RMIT landscape architecture researchers have received global acclaim for their pop-up park design, built for an international forum.
Members of RMIT’s Office of Urban Transformations Research (OUTR) were awarded the chance to create a pop-up park at the International Union for Conservation of Nature (IUCN) World Parks Congress in Sydney last year.
The Nature’s Cathedral design, led by Associate Professor Rosalea Monacella and Senior Lecturer Craig Douglas, was selected as the winning entry by the Australian Institute of Landscape Architects (AILA) and a jury of experts around Australia.
The competition was created by AILA as a way of educating people about the link between green space and human health and wellbeing.

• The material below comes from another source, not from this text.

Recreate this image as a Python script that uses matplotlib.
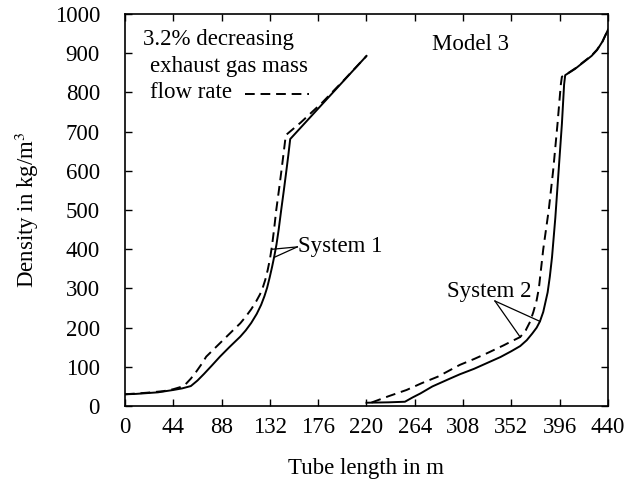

Associate Professor Monacella said the she was pleased with the collaboration between OUTR, AILA, Parks Victoria, TriPoint Rigging Services and Design Landscapes.

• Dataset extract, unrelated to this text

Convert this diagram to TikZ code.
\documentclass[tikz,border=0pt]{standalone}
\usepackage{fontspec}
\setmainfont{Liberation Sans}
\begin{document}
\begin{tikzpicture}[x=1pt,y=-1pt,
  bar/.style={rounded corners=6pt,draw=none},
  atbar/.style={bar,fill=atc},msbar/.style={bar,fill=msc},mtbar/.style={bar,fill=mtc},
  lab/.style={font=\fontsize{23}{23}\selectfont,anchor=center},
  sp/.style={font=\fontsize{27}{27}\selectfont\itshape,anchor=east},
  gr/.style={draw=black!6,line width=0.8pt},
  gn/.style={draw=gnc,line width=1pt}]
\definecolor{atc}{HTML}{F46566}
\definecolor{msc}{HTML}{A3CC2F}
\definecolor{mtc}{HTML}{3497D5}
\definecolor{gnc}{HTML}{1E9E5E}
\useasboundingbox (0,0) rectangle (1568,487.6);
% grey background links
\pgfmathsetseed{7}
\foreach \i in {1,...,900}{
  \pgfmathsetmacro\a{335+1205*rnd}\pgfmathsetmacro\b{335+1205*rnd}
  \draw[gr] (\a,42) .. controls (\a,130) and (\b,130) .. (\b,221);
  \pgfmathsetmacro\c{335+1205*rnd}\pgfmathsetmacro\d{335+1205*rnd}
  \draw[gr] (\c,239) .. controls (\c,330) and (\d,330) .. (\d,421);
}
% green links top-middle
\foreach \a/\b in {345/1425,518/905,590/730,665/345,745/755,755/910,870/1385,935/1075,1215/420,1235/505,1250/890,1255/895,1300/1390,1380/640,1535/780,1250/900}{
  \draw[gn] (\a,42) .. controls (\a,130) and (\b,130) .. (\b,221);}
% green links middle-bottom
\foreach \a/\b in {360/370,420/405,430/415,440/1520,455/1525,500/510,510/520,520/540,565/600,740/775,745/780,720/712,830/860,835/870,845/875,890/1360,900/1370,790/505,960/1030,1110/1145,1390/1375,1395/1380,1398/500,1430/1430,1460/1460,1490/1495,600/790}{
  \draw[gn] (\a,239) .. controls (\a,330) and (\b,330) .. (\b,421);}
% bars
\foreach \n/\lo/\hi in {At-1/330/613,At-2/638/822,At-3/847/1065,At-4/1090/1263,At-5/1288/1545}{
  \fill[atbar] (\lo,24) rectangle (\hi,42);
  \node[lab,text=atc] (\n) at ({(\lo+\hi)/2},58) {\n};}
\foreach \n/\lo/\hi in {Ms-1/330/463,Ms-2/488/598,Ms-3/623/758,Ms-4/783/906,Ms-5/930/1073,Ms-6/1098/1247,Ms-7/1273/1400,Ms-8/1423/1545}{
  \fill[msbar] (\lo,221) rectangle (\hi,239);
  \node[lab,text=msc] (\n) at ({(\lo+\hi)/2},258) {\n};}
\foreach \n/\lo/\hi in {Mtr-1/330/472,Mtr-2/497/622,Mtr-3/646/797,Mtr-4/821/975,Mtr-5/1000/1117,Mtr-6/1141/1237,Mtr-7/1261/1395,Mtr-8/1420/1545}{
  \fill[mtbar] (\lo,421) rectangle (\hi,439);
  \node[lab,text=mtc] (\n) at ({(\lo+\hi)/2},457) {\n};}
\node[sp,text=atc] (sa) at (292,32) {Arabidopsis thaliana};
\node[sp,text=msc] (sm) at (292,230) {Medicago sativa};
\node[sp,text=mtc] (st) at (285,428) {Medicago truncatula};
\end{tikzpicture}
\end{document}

“It was great team work in terms of getting things done in such a short time frame,” she said.
“We received wonderful feedback: people were really enjoying the park, falling asleep, working and conversing in the space.”
The inventive park design, which was renamed #getparked once built on site, was moulded into a breathtaking installation, with trees suspended, exposed and held in stasis by a scaffold armature.
“The installation was intended to inspire and challenge the viewer’s understanding of what a park is, and perhaps what parks could be,” she said.
Occurring once a decade, the IUCN event and exhibition draws more than 4000 delegates from 160 countries to focus attention on the value and importance of parks.
This year’s forum, Parks, people, planet: inspiring solutions, discussed original approaches for conservation and development; exploring nature’s answers to some of the world’s most pressing challenges.
OUTR was also recently awarded Joint Second Prize in the Cronulla Design Ideas Competition, for their project In the Loop, seeking to revitalise the centre of the Sydney seaside suburb.